Most Original Interpretation
Anomalisa
Anomalisa, Charlie Kaufman
Anomalisa has broken new territory as the first R-rated animated film to receive an Academy Award nomination for Best Animated Feature. It uses stop-motion animation to portray a lonely self-help author whose deep depression is undone by a charming, timid stranger he meets in a hotel. The stop-motion animation provides an interesting storytelling device; in his despair, the protagonist sees all other people, including his own family, as identical figures. It’s only when he encounters something unique or extraordinary about other individuals that their features appear in detail. The movie is based on a theatrical play by Charlie Kauffman, who co-wrote the film’s screenplay.
Victor Frankenstein
Frankenstein, Mary Shelley
Daniel Radcliffe and James McAvoy star in the latest interpretation of Mary Shelley’s novel. The film departs significantly from the source material; Victor Frankenstein encounters a young hunchback enslaved by a circus ringleader. After Frankenstein cures the hunchback by draining a large cyst on his back, Frankenstein renames him Igor and invites him to join his research in reanimation.
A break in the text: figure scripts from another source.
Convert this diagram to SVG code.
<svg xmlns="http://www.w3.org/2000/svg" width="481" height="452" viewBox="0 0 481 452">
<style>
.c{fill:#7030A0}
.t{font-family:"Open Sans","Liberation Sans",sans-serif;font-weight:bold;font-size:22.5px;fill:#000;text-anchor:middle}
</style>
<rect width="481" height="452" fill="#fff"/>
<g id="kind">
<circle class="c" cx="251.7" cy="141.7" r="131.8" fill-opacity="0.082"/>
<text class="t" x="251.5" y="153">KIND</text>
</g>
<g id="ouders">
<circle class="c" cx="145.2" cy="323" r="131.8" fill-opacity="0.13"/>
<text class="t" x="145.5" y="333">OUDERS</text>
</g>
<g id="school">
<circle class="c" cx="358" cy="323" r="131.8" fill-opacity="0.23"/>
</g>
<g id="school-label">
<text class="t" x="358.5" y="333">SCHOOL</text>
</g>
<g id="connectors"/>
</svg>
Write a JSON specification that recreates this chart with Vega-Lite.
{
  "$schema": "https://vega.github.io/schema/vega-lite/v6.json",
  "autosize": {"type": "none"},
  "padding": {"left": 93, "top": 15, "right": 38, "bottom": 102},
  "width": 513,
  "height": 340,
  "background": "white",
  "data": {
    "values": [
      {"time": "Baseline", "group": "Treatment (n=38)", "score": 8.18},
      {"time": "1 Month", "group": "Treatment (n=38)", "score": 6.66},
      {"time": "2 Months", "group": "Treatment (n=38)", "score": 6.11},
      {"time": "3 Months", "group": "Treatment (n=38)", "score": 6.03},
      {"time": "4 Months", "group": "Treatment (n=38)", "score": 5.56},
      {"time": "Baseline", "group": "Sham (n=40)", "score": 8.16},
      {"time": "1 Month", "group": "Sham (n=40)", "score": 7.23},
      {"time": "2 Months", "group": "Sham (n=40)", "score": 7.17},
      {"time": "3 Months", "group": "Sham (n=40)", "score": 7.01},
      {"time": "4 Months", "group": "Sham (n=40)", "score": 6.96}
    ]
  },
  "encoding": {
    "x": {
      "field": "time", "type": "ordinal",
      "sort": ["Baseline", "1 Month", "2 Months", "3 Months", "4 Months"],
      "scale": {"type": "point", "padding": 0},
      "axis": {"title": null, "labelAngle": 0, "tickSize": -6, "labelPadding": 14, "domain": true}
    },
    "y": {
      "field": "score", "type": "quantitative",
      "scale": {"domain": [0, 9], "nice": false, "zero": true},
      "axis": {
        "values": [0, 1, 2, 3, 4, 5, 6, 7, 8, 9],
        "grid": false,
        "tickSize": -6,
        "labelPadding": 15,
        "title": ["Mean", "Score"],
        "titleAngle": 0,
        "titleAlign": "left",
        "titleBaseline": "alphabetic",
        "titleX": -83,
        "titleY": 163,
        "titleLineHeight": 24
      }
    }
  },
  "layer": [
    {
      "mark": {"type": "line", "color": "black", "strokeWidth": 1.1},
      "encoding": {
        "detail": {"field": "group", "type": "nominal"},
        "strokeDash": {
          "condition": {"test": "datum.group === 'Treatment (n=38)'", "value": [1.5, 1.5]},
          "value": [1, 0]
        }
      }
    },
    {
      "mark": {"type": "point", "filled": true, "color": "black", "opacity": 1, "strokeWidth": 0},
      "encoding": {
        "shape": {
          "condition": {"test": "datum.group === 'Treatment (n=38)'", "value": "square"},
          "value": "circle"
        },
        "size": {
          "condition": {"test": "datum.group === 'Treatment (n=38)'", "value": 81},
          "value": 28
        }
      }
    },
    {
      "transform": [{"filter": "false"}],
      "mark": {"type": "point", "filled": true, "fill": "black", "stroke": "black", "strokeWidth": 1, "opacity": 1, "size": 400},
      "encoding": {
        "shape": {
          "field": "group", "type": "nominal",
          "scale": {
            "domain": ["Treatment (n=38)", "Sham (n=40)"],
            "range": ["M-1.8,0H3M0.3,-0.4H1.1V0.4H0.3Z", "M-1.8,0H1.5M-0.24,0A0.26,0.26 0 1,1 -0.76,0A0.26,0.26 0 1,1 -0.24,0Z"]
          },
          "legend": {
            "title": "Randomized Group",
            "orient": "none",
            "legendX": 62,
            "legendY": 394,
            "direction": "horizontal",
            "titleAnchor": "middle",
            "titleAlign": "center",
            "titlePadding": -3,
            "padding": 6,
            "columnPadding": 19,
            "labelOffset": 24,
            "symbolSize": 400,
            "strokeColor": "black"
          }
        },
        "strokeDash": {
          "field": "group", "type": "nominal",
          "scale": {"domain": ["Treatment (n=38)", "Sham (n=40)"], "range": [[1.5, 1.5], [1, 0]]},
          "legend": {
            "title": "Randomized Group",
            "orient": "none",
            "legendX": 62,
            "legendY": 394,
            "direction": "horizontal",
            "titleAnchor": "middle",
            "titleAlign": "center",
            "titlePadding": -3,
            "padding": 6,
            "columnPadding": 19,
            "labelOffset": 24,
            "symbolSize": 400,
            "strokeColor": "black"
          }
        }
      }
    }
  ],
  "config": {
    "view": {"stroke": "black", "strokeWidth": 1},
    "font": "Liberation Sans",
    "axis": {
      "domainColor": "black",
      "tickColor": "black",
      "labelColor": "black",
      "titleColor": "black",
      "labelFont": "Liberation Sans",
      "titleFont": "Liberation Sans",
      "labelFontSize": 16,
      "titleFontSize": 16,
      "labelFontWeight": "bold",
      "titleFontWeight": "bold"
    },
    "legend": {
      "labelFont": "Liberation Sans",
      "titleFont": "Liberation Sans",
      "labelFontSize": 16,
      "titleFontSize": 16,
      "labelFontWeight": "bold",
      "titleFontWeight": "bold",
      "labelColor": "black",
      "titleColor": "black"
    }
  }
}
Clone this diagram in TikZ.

The pair are approached by a wealthy classmate of Frankensteins and petitioned to create an artificial being dubbed “Prometheus.” Much of the drama in the movie is propelled by a contentious love triangle between Frankenstein, Igor, and another circus performer named Lorelei.
Goosebumps
Goosebumps, R.L. Stine
Goosebumps is a reimagining of R. L. Stine’s popular children’s series. Though not directly adapted from an R. L. Stine story, the movie presents a fiction version of the author and a trio of neighborhood kids. While the teens are searching the mysterious man’s house, they uncover a series of locked Goosebumps manuscripts. The manuscripts are opened, releasing R. L. Stine’s collection of fictional monsters. The creatures in the movie are all based on the villains and characters from the Goosebumps source material.
When Marnie Was There
When Marnie Was There, Joan G. Robinson
When Marnie Was There is a Japanese Anime adaptation of a Joan G. Robinson novel. In the story, a young girl named Anna encounters the spirit of another youth named Marnie while exploring an abandoned mansion. Anna is being raised by foster parents at the time, and when she meets Marnie she finds in the girl a companion with whom she can confide. While Anna attempts to uncover the truth behind her spectral friend, she also struggles to come to terms with her identity and origins, having never known her biological family. The mystery and supernatural elements of Robinson’s novel are served well by the platform Anime provides.